安綱は日本刀の中でも、名刀中の名刀とされる「天下五剣」の筆頭、童子切安綱の制作者です。 国宝・童子切安綱は源氏代々の宝剣であり「天下五剣」なかでも、最も古いことから神品とされ現在、東京国立博物館に収蔵されています。
国宝の他、四振りの貴重な太刀が重要文化財に指定されています。
太刀・安綱 〈徳川家康佩刀〉 80.6cm 紀州東照宮蔵 (生茎)
太刀・安綱 〈島津家旧蔵〉 74.9cm 文化庁保管 (生茎)
太刀・安綱 〈保科家伝来〉 69.1cm 静嘉堂文庫蔵 (磨上げ)
太刀・安綱 〈新田義貞佩刀〉 84.6cm 北野天満宮蔵 名物鬼切 (磨上げ)
本作は国宝・童子切安綱と同様の生ぶ茎・在銘品で、腰反り高く踏張りがあり、小鋒に結ぶ体配は、平安時代の藤原文化を代表する、優美で古典的な太刀姿です。
銘を「安】の字よりも「綱」の字が大きく、「綱」の字を右に寄せてきるのが、安綱銘の特徴です。
板目肌に杢交じり、地沸よくつき、小乱れに小丁子交じり、匂い深く小沸よくつき、地斑映り立ちます。多種な刃は変化に富み、刃中に金筋等が入り区際を焼落します。

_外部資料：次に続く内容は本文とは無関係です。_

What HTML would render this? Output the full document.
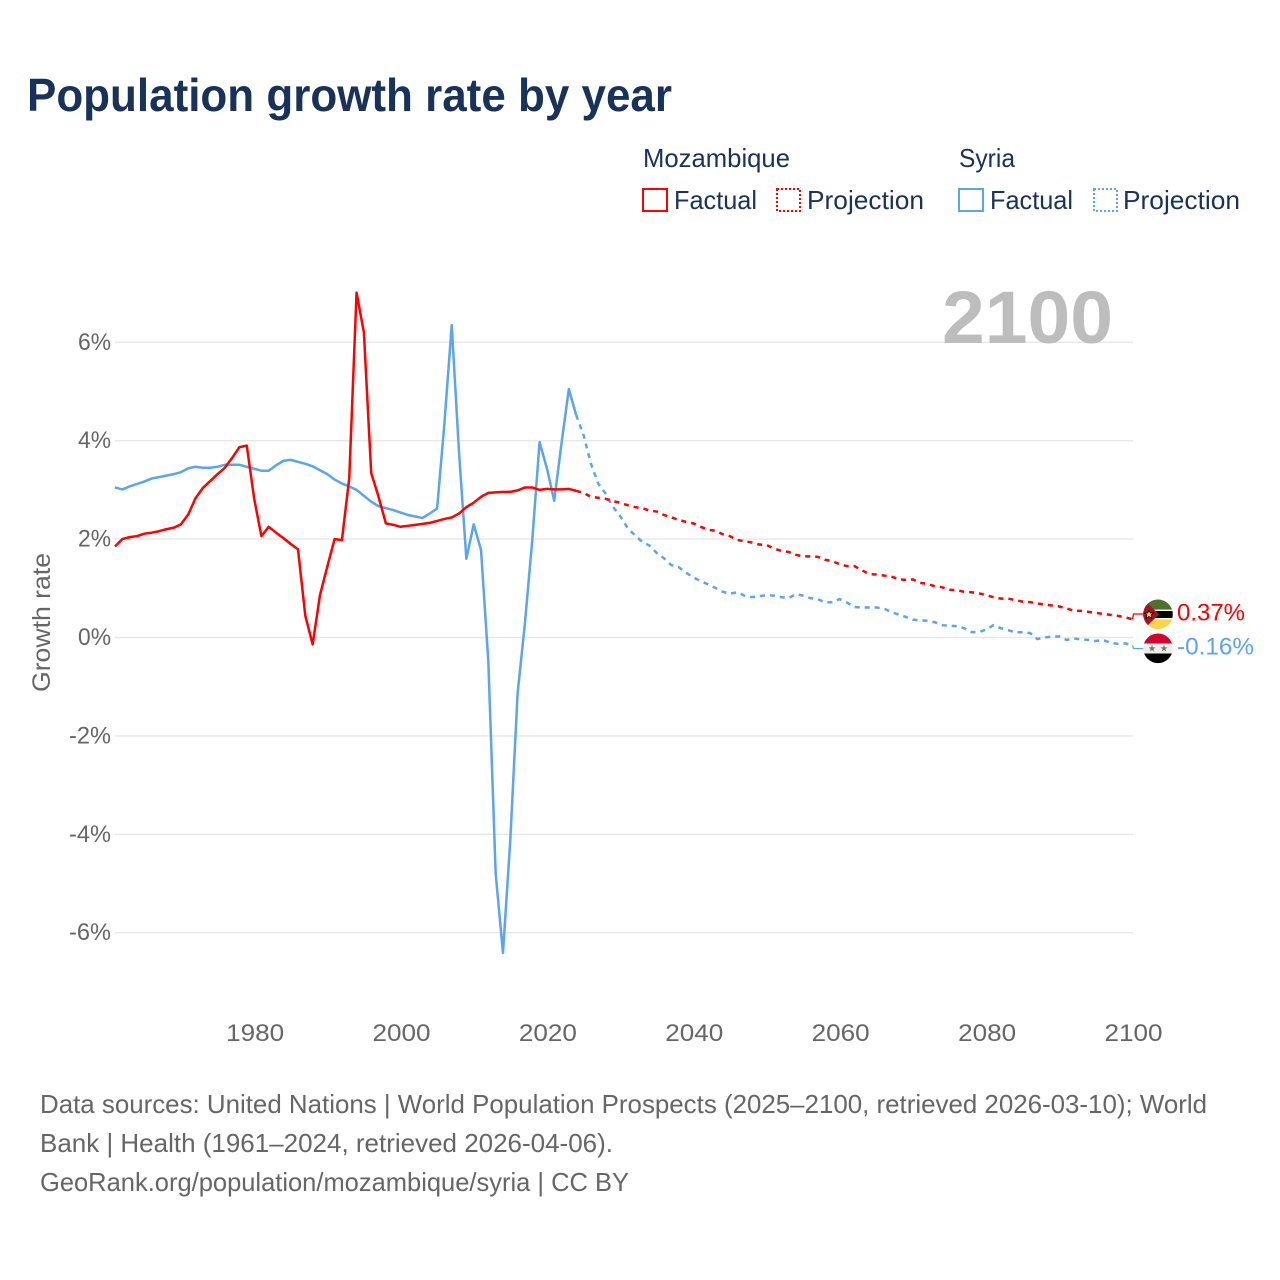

帽子、浅く焼きづめとなり一部、刃縁より沸がこぼれて地に向かい筋状に現れます。
出来が優れており、制作当初の平安時代の姿を保ち・在銘であることは、現存する安綱の中でも、本作は特に称揚されます。
大垣藩・戸田家に伝わった、天下の重宝です。